▶ **DIRECTION**:
Gather all lines in the data that hold the string "chart".

▶ **DATASET EXTRACT**:
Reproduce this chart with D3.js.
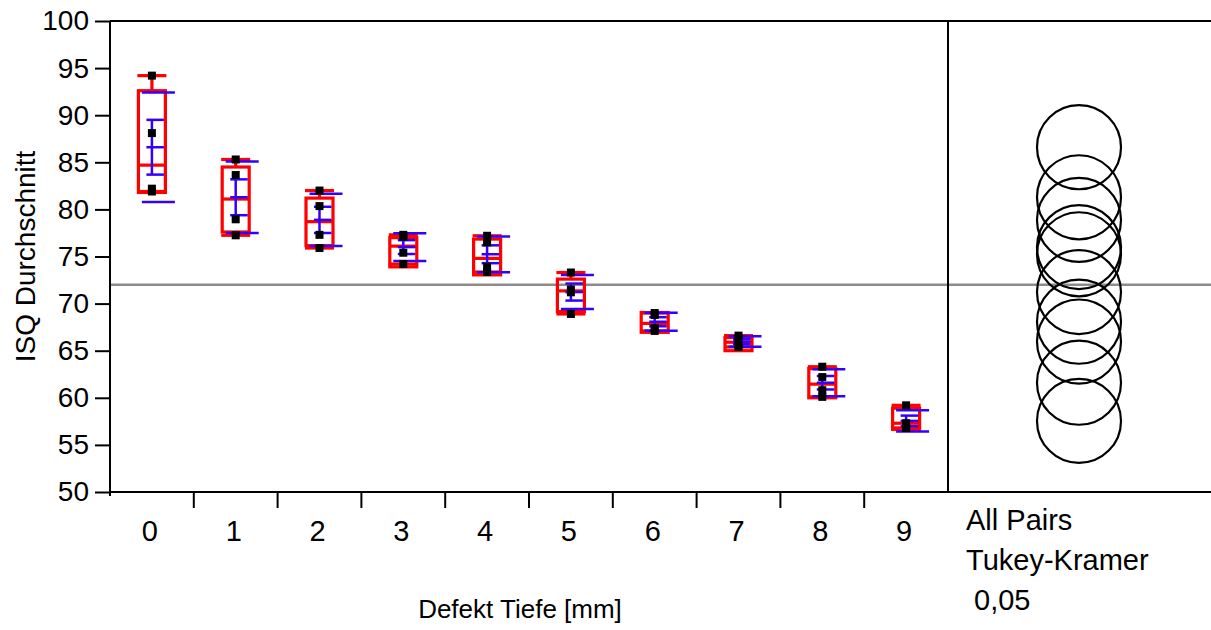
<!DOCTYPE html>
<html>
<head>
<meta charset="utf-8">
<script src="https://cdn.jsdelivr.net/npm/d3@7"></script>
<style>
  body { margin: 0; background: #fff; }
  svg text { font-family: "Liberation Sans", Arial, sans-serif; font-size: 28px; fill: #000; }
</style>
</head>
<body>
<div id="chart"></div>
<script>
// Defekt Tiefe groups
var categories = ["0", "1", "2", "3", "4", "5", "6", "7", "8", "9"];
// ISQ values per group (4 each)
var points = [
  [94.2, 88.1, 82.2, 81.9],
  [85.3, 83.65, 78.95, 77.25],
  [82.0, 80.35, 77.3, 75.9],
  [77.3, 77.1, 75.4, 74.2],
  [77.2, 76.5, 73.9, 73.35],
  [73.3, 71.5, 71.2, 68.9],
  [69.0, 68.8, 67.4, 67.1],
  [66.6, 66.3, 65.6, 65.4],
  [63.3, 62.2, 60.8, 60.1],
  [59.2, 57.3, 56.9, 56.8]
];
// quantile box values
var q1 = [81.8, 77.6, 76.15, 73.9, 73.05, 69.15, 66.95, 65.0, 60.0, 56.65];
var medians = [84.7, 81.1, 78.7, 76.1, 74.8, 71.35, 67.9, 65.9, 61.45, 57.3];
var q3 = [92.6, 84.5, 81.2, 77.0, 76.85, 72.6, 69.05, 66.4, 63.1, 58.9];
var grandMean = 72.0;
var tukeyRadius = 4.46; // comparison circle radius in ISQ units
var yTicks = [50, 55, 60, 65, 70, 75, 80, 85, 90, 95, 100];
var compareLabels = ["All Pairs", "Tukey-Kramer", " 0,05"];

var W = 1211, H = 630;
var pLeft = 110, pTop = 21, pBottom = 492, divider = 948, pRight = 1211;

var svg = d3.select("#chart").append("svg")
  .attr("width", W).attr("height", H);

var x = d3.scaleBand().domain(categories).range([pLeft, divider]).padding(0);
var y = d3.scaleLinear().domain([50, 100]).range([pBottom, pTop]);

var red = "#ff0000", blue = "#3300ff";

// grand mean line
svg.append("line")
  .attr("x1", pLeft).attr("x2", pRight)
  .attr("y1", y(grandMean)).attr("y2", y(grandMean))
  .attr("stroke", "#8c8c8c").attr("stroke-width", 2.5);

// frame
var frame = svg.append("g").attr("stroke", "#000").attr("stroke-width", 2);
frame.append("line").attr("x1", pLeft).attr("x2", pRight).attr("y1", pTop).attr("y2", pTop);
frame.append("line").attr("x1", pLeft).attr("x2", pRight).attr("y1", pBottom).attr("y2", pBottom);
frame.append("line").attr("x1", divider).attr("x2", divider).attr("y1", pTop).attr("y2", pBottom);

// y axis
var yAxis = svg.append("g")
  .attr("transform", "translate(" + pLeft + ",0)")
  .call(d3.axisLeft(y).tickValues(yTicks).tickSize(15).tickPadding(6).tickSizeOuter(0));
yAxis.select(".domain").attr("stroke-width", 2).attr("d", "M0," + pTop + "V" + (pBottom + 4));
yAxis.selectAll(".tick line").attr("stroke-width", 2);
yAxis.selectAll("text").attr("font-size", null).style("font-size", "28px").attr("font-family", null).attr("fill", "#000");

// x axis: ticks between groups
var bounds = categories.slice(1).map(function(c) { return x(c); });
svg.append("g").selectAll("line").data(bounds).enter().append("line")
  .attr("x1", function(d) { return d; }).attr("x2", function(d) { return d; })
  .attr("y1", pBottom).attr("y2", pBottom + 16)
  .attr("stroke", "#000").attr("stroke-width", 2);
svg.append("g").selectAll("text").data(categories).enter().append("text")
  .attr("x", function(d) { return x(d) + x.bandwidth() / 2 - 2; })
  .attr("y", 541)
  .attr("text-anchor", "middle")
  .style("font-size", "29px")
  .text(function(d) { return d; });

// titles
svg.append("text")
  .attr("transform", "translate(35," + ((pTop + pBottom) / 2) + ") rotate(-90)")
  .attr("text-anchor", "middle")
  .text("ISQ Durchschnitt");
svg.append("text")
  .attr("x", 520).attr("y", 618)
  .attr("text-anchor", "middle")
  .style("font-size", "26px")
  .text("Defekt Tiefe [mm]");

// groups
var groups = categories.map(function(c, i) {
  var v = points[i];
  var m = d3.mean(v), sd = d3.deviation(v);
  return {
    c: x(c) + x.bandwidth() / 2, pts: v, mean: m, sd: sd, se: sd / Math.sqrt(v.length),
    min: d3.min(v), max: d3.max(v), q1: q1[i], med: medians[i], q3: q3[i]
  };
});

var g = svg.append("g");
groups.forEach(function(d) {
  var gr = g.append("g");
  // quantile box
  gr.append("rect")
    .attr("x", d.c - 13.5).attr("width", 27)
    .attr("y", y(d.q3)).attr("height", y(d.q1) - y(d.q3))
    .attr("fill", "none").attr("stroke", red).attr("stroke-width", 3.2);
  gr.append("line").attr("x1", d.c - 13.5).attr("x2", d.c + 13.5)
    .attr("y1", y(d.med)).attr("y2", y(d.med))
    .attr("stroke", red).attr("stroke-width", 3.2);
  // whiskers
  [[d.q3, d.max], [d.q1, d.min]].forEach(function(w) {
    gr.append("line").attr("x1", d.c).attr("x2", d.c)
      .attr("y1", y(w[0])).attr("y2", y(w[1]))
      .attr("stroke", red).attr("stroke-width", 3.2);
    gr.append("line").attr("x1", d.c - 14.5).attr("x2", d.c + 14.5)
      .attr("y1", y(w[1])).attr("y2", y(w[1]))
      .attr("stroke", red).attr("stroke-width", 3.2);
  });
  // std dev lines
  [d.mean + d.sd, d.mean - d.sd].forEach(function(v) {
    gr.append("line").attr("x1", d.c - 10).attr("x2", d.c + 23)
      .attr("y1", y(v)).attr("y2", y(v))
      .attr("stroke", blue).attr("stroke-width", 2.5);
  });
  // mean error bars
  gr.append("line").attr("x1", d.c).attr("x2", d.c)
    .attr("y1", y(d.mean + d.se)).attr("y2", y(d.mean - d.se))
    .attr("stroke", blue).attr("stroke-width", 2.5);
  [d.mean + d.se, d.mean, d.mean - d.se].forEach(function(v) {
    gr.append("line").attr("x1", d.c - 5.5).attr("x2", d.c + 12)
      .attr("y1", y(v)).attr("y2", y(v))
      .attr("stroke", blue).attr("stroke-width", 2.5);
  });
  // points
  gr.selectAll("rect.pt").data(d.pts).enter().append("rect")
    .attr("class", "pt")
    .attr("x", d.c - 4).attr("width", 8)
    .attr("y", function(v) { return y(v) - 4; }).attr("height", 8)
    .attr("fill", "#000");
});

// comparison circles
var cx = 1079;
var rPx = y(50) - y(50 + tukeyRadius);
svg.append("g").selectAll("circle").data(groups).enter().append("circle")
  .attr("cx", cx).attr("cy", function(d) { return y(d.mean); })
  .attr("r", rPx)
  .attr("fill", "none").attr("stroke", "#000").attr("stroke-width", 2.2);

// comparison labels
svg.append("g").selectAll("text").data(compareLabels).enter().append("text")
  .attr("x", 966)
  .attr("y", function(d, i) { return 530 + i * 40; })
  .attr("xml:space", "preserve")
  .style("white-space", "pre")
  .style("font-size", "29px")
  .text(function(d) { return d; });
</script>
</body>
</html>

▶ **RESULT BELOW**:
Reproduce this chart with D3.js.
<div id="chart"></div>
var svg = d3.select("#chart").append("svg")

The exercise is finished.